Goal:
Read the lines below and count those that have the word "script". Respond with the number only.

Provided material:
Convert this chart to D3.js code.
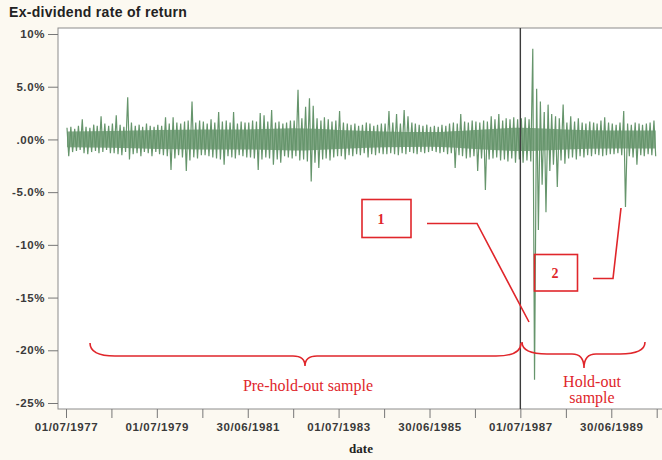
==
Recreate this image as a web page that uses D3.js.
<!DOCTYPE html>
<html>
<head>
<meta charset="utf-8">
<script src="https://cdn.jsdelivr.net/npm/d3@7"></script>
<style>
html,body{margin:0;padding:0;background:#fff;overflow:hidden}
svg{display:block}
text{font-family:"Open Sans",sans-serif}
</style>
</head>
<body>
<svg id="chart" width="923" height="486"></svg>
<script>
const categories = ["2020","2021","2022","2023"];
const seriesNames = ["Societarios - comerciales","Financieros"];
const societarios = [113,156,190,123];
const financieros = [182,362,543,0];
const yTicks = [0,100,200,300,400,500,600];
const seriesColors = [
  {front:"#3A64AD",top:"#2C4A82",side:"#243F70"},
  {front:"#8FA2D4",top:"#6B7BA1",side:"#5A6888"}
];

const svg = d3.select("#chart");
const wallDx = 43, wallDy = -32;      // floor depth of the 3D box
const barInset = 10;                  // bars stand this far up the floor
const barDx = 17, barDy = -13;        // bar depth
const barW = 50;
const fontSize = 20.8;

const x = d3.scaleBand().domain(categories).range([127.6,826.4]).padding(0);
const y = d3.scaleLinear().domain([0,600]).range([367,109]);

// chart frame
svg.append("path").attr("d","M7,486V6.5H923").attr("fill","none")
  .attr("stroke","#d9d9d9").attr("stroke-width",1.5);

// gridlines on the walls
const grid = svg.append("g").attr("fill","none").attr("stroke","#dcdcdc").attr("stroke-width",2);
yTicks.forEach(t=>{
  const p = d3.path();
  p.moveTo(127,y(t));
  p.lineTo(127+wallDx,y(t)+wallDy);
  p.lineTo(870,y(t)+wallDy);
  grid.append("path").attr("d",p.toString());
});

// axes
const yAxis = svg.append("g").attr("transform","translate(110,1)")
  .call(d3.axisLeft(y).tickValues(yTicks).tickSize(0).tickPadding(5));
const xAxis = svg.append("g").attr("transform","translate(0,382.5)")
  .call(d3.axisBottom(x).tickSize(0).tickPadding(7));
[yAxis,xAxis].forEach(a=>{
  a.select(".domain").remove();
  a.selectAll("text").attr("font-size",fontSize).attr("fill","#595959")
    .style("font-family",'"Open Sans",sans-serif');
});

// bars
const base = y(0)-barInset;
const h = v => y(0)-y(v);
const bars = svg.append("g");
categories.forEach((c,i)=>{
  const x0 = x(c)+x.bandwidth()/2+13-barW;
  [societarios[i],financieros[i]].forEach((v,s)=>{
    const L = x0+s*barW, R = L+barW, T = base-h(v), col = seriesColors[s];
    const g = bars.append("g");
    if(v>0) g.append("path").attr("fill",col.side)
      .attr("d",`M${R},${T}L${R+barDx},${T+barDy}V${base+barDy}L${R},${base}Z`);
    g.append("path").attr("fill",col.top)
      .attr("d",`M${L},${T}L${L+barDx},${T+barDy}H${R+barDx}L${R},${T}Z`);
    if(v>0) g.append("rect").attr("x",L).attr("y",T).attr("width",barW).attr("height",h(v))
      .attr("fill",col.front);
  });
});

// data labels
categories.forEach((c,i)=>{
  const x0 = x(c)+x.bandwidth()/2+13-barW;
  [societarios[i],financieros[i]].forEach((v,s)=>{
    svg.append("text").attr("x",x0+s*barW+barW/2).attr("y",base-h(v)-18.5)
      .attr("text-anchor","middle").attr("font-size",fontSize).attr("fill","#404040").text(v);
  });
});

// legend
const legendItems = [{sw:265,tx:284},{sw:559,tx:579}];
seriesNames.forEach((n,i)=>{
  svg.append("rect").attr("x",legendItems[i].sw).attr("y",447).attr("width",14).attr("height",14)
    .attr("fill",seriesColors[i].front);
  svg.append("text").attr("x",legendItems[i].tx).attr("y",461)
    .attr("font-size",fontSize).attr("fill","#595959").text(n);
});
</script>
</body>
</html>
...
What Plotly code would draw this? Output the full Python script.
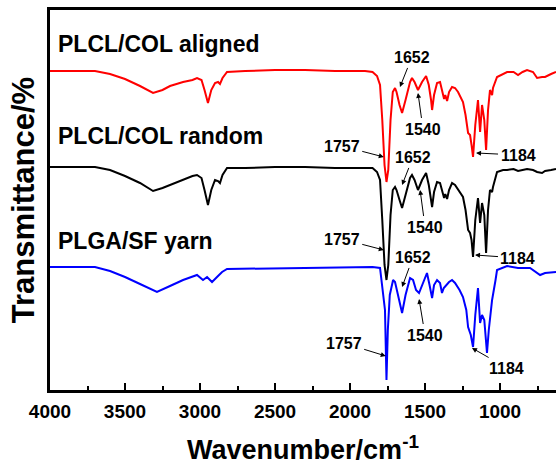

Problem solution:
4